• [Information shown]:
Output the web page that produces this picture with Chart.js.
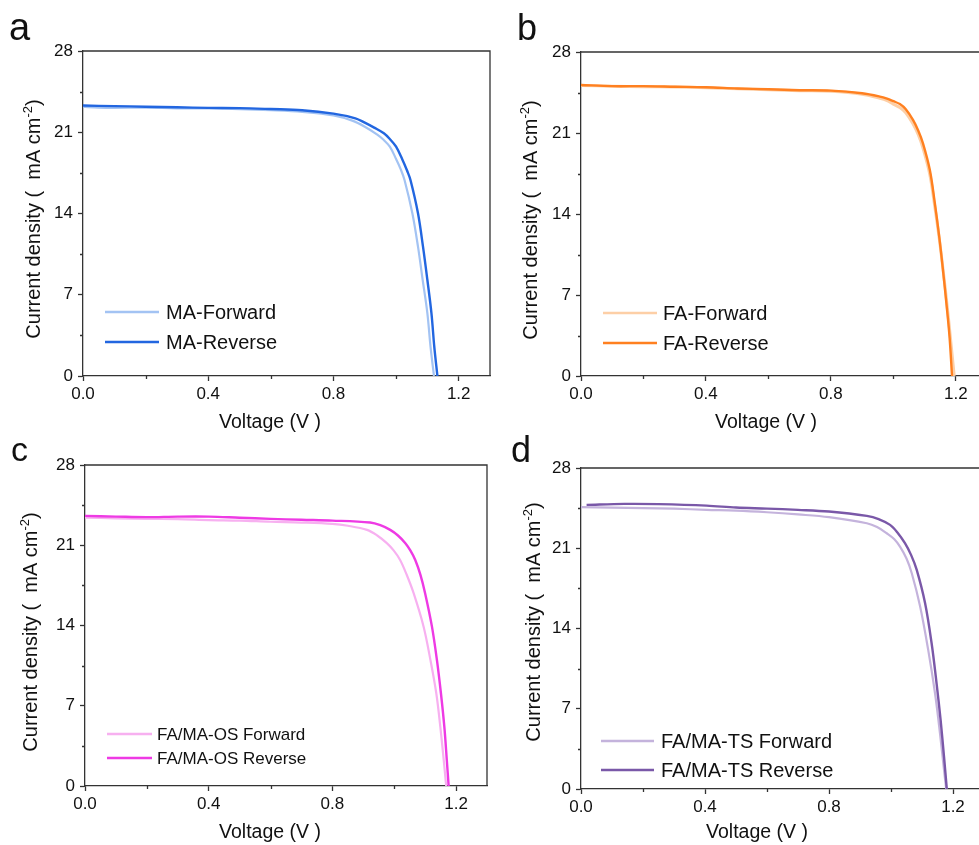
<!DOCTYPE html>
<html>
<head>
<meta charset="utf-8">
<title>J-V curves</title>
<script src="https://cdn.jsdelivr.net/npm/chart.js@4.4.1/dist/chart.umd.min.js"></script>
<style>
    html, body { margin: 0; padding: 0; background: #fff; overflow: hidden; }
    #page { position: relative; width: 979px; height: 845px; overflow: hidden; }
    #page canvas { position: absolute; }
</style>
</head>
<body>
<div id="page">
    <canvas id="panelA" width="500" height="440" style="left:0;top:0"></canvas>
    <canvas id="panelB" width="500" height="440" style="left:490px;top:0"></canvas>
    <canvas id="panelC" width="500" height="440" style="left:0;top:410px"></canvas>
    <canvas id="panelD" width="500" height="440" style="left:490px;top:410px"></canvas>
</div>
<script>
// axis ticks
var voltageTicks = [0, 0.4, 0.8, 1.2];
var voltageMinor = [0.2, 0.6, 1.0];
var currentTicks = [0, 7, 14, 21, 28];
var currentMinor = [3.5, 10.5, 17.5, 24.5];

// a: MA
var maFwdV = [0, 0.05, 0.1, 0.2, 0.3, 0.4, 0.5, 0.6, 0.7, 0.8, 0.86, 0.9, 0.94, 0.96, 0.98, 1.0, 1.015, 1.027, 1.052, 1.07, 1.085, 1.1, 1.11, 1.121];
var maFwdJ = [23.2, 23.12, 23.1, 23.12, 23.06, 23.05, 23.0, 22.9, 22.75, 22.45, 22.0, 21.48, 20.8, 20.35, 19.76, 18.7, 17.8, 16.89, 14.02, 11.14, 8.27, 5.4, 2.53, 0];
var maRevV = [0, 0.1, 0.2, 0.3, 0.4, 0.5, 0.6, 0.7, 0.8, 0.87, 0.9, 0.93, 0.961, 0.98, 1.0, 1.02, 1.035, 1.046, 1.07, 1.086, 1.1, 1.113, 1.122, 1.132];
var maRevJ = [23.3, 23.25, 23.2, 23.15, 23.1, 23.08, 23.0, 22.9, 22.6, 22.2, 21.83, 21.4, 20.91, 20.42, 19.76, 18.65, 17.7, 16.89, 14.02, 11.14, 8.27, 5.4, 2.53, 0];

// b: FA
var faFwdV = [0, 0.1, 0.2, 0.3, 0.4, 0.5, 0.6, 0.7, 0.8, 0.9, 0.957, 0.98, 1.0, 1.021, 1.04, 1.063, 1.08, 1.095, 1.117, 1.133, 1.148, 1.161, 1.173, 1.184, 1.195];
var faFwdJ = [25.1, 25.05, 25.0, 24.98, 24.92, 24.82, 24.74, 24.66, 24.6, 24.35, 24.0, 23.8, 23.5, 23.2, 22.75, 21.8, 20.85, 19.7, 17.4, 14.6, 11.7, 8.8, 5.9, 3.0, 0];
var faRevV = [0, 0.1, 0.2, 0.3, 0.4, 0.5, 0.6, 0.7, 0.8, 0.9, 0.957, 0.98, 1.0, 1.021, 1.04, 1.063, 1.08, 1.095, 1.117, 1.133, 1.147, 1.159, 1.17, 1.18, 1.188];
var faRevJ = [25.15, 25.05, 25.05, 25.0, 24.95, 24.85, 24.78, 24.7, 24.66, 24.43, 24.15, 23.97, 23.75, 23.5, 23.05, 22.13, 21.2, 20.11, 17.8, 14.93, 12.04, 9.16, 6.28, 3.4, 0];

// c: FA/MA-OS
var osFwdV = [0, 0.1, 0.2, 0.3, 0.4, 0.5, 0.6, 0.7, 0.8, 0.85, 0.912, 0.945, 0.976, 0.998, 1.019, 1.04, 1.063, 1.095, 1.117, 1.136, 1.149, 1.16, 1.168];
var osFwdJ = [23.41, 23.35, 23.3, 23.28, 23.2, 23.15, 23.05, 22.98, 22.86, 22.7, 22.34, 21.85, 21.18, 20.55, 19.72, 18.45, 16.8, 13.9, 11.0, 8.09, 5.17, 2.27, 0];
var osRevV = [0, 0.1, 0.2, 0.3, 0.4, 0.5, 0.6, 0.7, 0.8, 0.922, 0.955, 0.987, 1.012, 1.036, 1.052, 1.068, 1.085, 1.1, 1.122, 1.138, 1.151, 1.162, 1.17, 1.176];
var osRevJ = [23.56, 23.5, 23.45, 23.5, 23.5, 23.4, 23.3, 23.22, 23.15, 22.98, 22.75, 22.34, 21.85, 21.18, 20.55, 19.72, 18.4, 16.8, 13.9, 11.0, 8.09, 5.17, 2.27, 0];

// d: FA/MA-TS
var tsFwdV = [0, 0.1, 0.2, 0.3, 0.405, 0.5, 0.6, 0.7, 0.8, 0.922, 0.955, 0.986, 1.01, 1.029, 1.05, 1.067, 1.094, 1.12, 1.142, 1.158, 1.171, 1.178];
var tsFwdJ = [24.58, 24.55, 24.5, 24.45, 24.35, 24.28, 24.14, 23.95, 23.71, 23.18, 22.85, 22.31, 21.8, 21.14, 20.1, 18.82, 15.91, 12.13, 8.35, 4.86, 1.66, 0];
var tsRevV = [0.018, 0.14, 0.25, 0.405, 0.5, 0.6, 0.7, 0.8, 0.922, 0.96, 0.997, 1.02, 1.045, 1.065, 1.083, 1.11, 1.131, 1.147, 1.16, 1.171, 1.18];
var tsRevJ = [24.78, 24.87, 24.85, 24.72, 24.55, 24.46, 24.35, 24.2, 23.82, 23.55, 23.04, 22.4, 21.44, 20.4, 19.11, 16.2, 12.71, 9.22, 6.02, 2.82, 0];

var FONT = '"Liberation Sans", Arial, sans-serif';
var INK = '#111';
var AXIS = '#333';

function points(xs, ys) {
    return xs.map(function(x, i) { return {x: x, y: ys[i]}; });
}

function series(label, xs, ys, color, width, order) {
    return {
        label: label,
        data: points(xs, ys),
        borderColor: color,
        backgroundColor: color,
        borderWidth: width,
        borderJoinStyle: 'round',
        pointRadius: 0,
        fill: false,
        tension: 0.35,
        order: order
    };
}

/**
 * Draws frame, minor ticks, legend, axis titles and the panel letter
 */
var panelDecor = {
    id: 'panelDecor',
    afterDraw: function(chart) {
        var o = chart.options.plugins.panelDecor;
        var ctx = chart.ctx;
        var area = chart.chartArea;
        var xs = chart.scales.x, ys = chart.scales.y;

        ctx.save();
        // top and right edges of the box
        ctx.strokeStyle = AXIS;
        ctx.lineWidth = 1.3;
        ctx.beginPath();
        ctx.moveTo(area.left, area.top);
        ctx.lineTo(area.right, area.top);
        ctx.lineTo(area.right, area.bottom);
        ctx.stroke();

        // minor ticks
        ctx.beginPath();
        voltageMinor.forEach(function(v) {
            var px = Math.round(xs.getPixelForValue(v)) + 0.5;
            ctx.moveTo(px, area.bottom);
            ctx.lineTo(px, area.bottom + 3);
        });
        currentMinor.forEach(function(v) {
            var py = Math.round(ys.getPixelForValue(v)) + 0.5;
            ctx.moveTo(area.left, py);
            ctx.lineTo(area.left - 3, py);
        });
        ctx.stroke();

        // legend
        ctx.textBaseline = 'middle';
        ctx.textAlign = 'left';
        ctx.font = o.legendFont + 'px ' + FONT;
        chart.data.datasets.forEach(function(ds, i) {
            var ly = o.legend.rows[i];
            ctx.strokeStyle = ds.borderColor;
            ctx.lineWidth = 2.6;
            ctx.beginPath();
            ctx.moveTo(o.legend.x0, ly);
            ctx.lineTo(o.legend.x1, ly);
            ctx.stroke();
            ctx.fillStyle = INK;
            ctx.fillText(ds.label, o.legend.tx, ly + 1);
        });

        // y title with superscript
        ctx.save();
        ctx.translate(o.yTitle[0], o.yTitle[1]);
        ctx.rotate(-Math.PI / 2);
        ctx.textBaseline = 'alphabetic';
        var main = 'Current density (  mA cm';
        ctx.font = '20px ' + FONT;
        var w1 = ctx.measureText(main).width;
        var w3 = ctx.measureText(')').width;
        ctx.font = '13px ' + FONT;
        var w2 = ctx.measureText('-2').width;
        var start = -(w1 + w2 + w3) / 2;
        ctx.fillStyle = INK;
        ctx.font = '20px ' + FONT;
        ctx.fillText(main, start, 7);
        ctx.fillText(')', start + w1 + w2, 7);
        ctx.font = '13px ' + FONT;
        ctx.fillText('-2', start + w1, -1);
        ctx.restore();

        // x title
        ctx.font = '19.5px ' + FONT;
        ctx.textAlign = 'center';
        ctx.textBaseline = 'middle';
        ctx.fillStyle = INK;
        ctx.fillText('Voltage (V )', o.xTitle[0], o.xTitle[1]);

        // panel letter
        ctx.font = o.letterSize + 'px ' + FONT;
        ctx.textAlign = 'left';
        ctx.textBaseline = 'alphabetic';
        ctx.fillText(o.letter, o.letterPos[0], o.letterPos[1]);
        ctx.restore();
    }
};

function makePanel(id, datasets, lay) {
    var ctx = document.getElementById(id);
    return new Chart(ctx, {
        type: 'line',
        data: {datasets: datasets},
        plugins: [panelDecor],
        options: {
            responsive: false,
            animation: false,
            layout: {padding: {top: lay.top, right: lay.right, left: 0, bottom: 0}},
            plugins: {
                legend: {display: false},
                tooltip: {enabled: false},
                panelDecor: lay
            },
            scales: {
                x: {
                    type: 'linear',
                    min: 0,
                    max: 1.3,
                    afterFit: function(s) { s.height = lay.xHeight; },
                    afterBuildTicks: function(s) {
                        s.ticks = voltageTicks.map(function(v) { return {value: v}; });
                    },
                    border: {display: true, color: AXIS, width: 1.3},
                    grid: {drawOnChartArea: false, drawTicks: true, tickLength: 5, tickColor: AXIS, tickWidth: 1.3},
                    ticks: {
                        color: INK,
                        font: {family: FONT, size: 17},
                        padding: 3,
                        maxRotation: 0,
                        callback: function(v) { return v.toFixed(1); }
                    }
                },
                y: {
                    type: 'linear',
                    min: 0,
                    max: 28,
                    afterFit: function(s) { s.width = lay.yWidth; },
                    afterBuildTicks: function(s) {
                        s.ticks = currentTicks.map(function(v) { return {value: v}; });
                    },
                    border: {display: true, color: AXIS, width: 1.3},
                    grid: {drawOnChartArea: false, drawTicks: true, tickLength: 5, tickColor: AXIS, tickWidth: 1.3},
                    ticks: {
                        color: INK,
                        font: {family: FONT, size: 17},
                        padding: 5,
                        callback: function(v) { return String(v); }
                    }
                }
            }
        }
    });
}

makePanel('panelA', [
    series('MA-Forward', maFwdV, maFwdJ, '#a3c3f3', 2.2, 1),
    series('MA-Reverse', maRevV, maRevJ, '#2266e0', 2.4, 0)
], {
    top: 51, right: 10, yWidth: 83, xHeight: 64,
    letter: 'a', letterSize: 38, letterPos: [9, 40],
    yTitle: [33, 219], xTitle: [270, 423],
    legendFont: 20, legend: {x0: 105, x1: 159, tx: 166, rows: [312, 342]}
});

makePanel('panelB', [
    series('FA-Forward', faFwdV, faFwdJ, '#fdcfa6', 3, 1),
    series('FA-Reverse', faRevV, faRevJ, '#ff8020', 2.4, 0)
], {
    top: 52, right: 3, yWidth: 91, xHeight: 64,
    letter: 'b', letterSize: 36, letterPos: [27, 40],
    yTitle: [40, 220], xTitle: [276, 423],
    legendFont: 20, legend: {x0: 113, x1: 167, tx: 173, rows: [313, 343]}
});

makePanel('panelC', [
    series('FA/MA-OS Forward', osFwdV, osFwdJ, '#f7b0f0', 2.2, 1),
    series('FA/MA-OS Reverse', osRevV, osRevJ, '#ee3ae4', 2.4, 0)
], {
    top: 55, right: 13, yWidth: 85, xHeight: 64,
    letter: 'c', letterSize: 34, letterPos: [11, 51],
    yTitle: [30, 222], xTitle: [270, 423],
    legendFont: 17, legend: {x0: 107, x1: 152, tx: 157, rows: [324, 348]}
});

makePanel('panelD', [
    series('FA/MA-TS Forward', tsFwdV, tsFwdJ, '#c4b3dc', 2.2, 1),
    series('FA/MA-TS Reverse', tsRevV, tsRevJ, '#7a58a8', 2.4, 0)
], {
    top: 58, right: 6, yWidth: 91, xHeight: 61,
    letter: 'd', letterSize: 36, letterPos: [21, 52],
    yTitle: [43, 212], xTitle: [267, 423],
    legendFont: 20, legend: {x0: 111, x1: 164, tx: 171, rows: [331, 360]}
});
</script>
</body>
</html>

• [Requirement]:
Which lines in the data above contain "with"? Show each one.

• [Right answer]:
Output the web page that produces this picture with Chart.js.
        // y title with superscript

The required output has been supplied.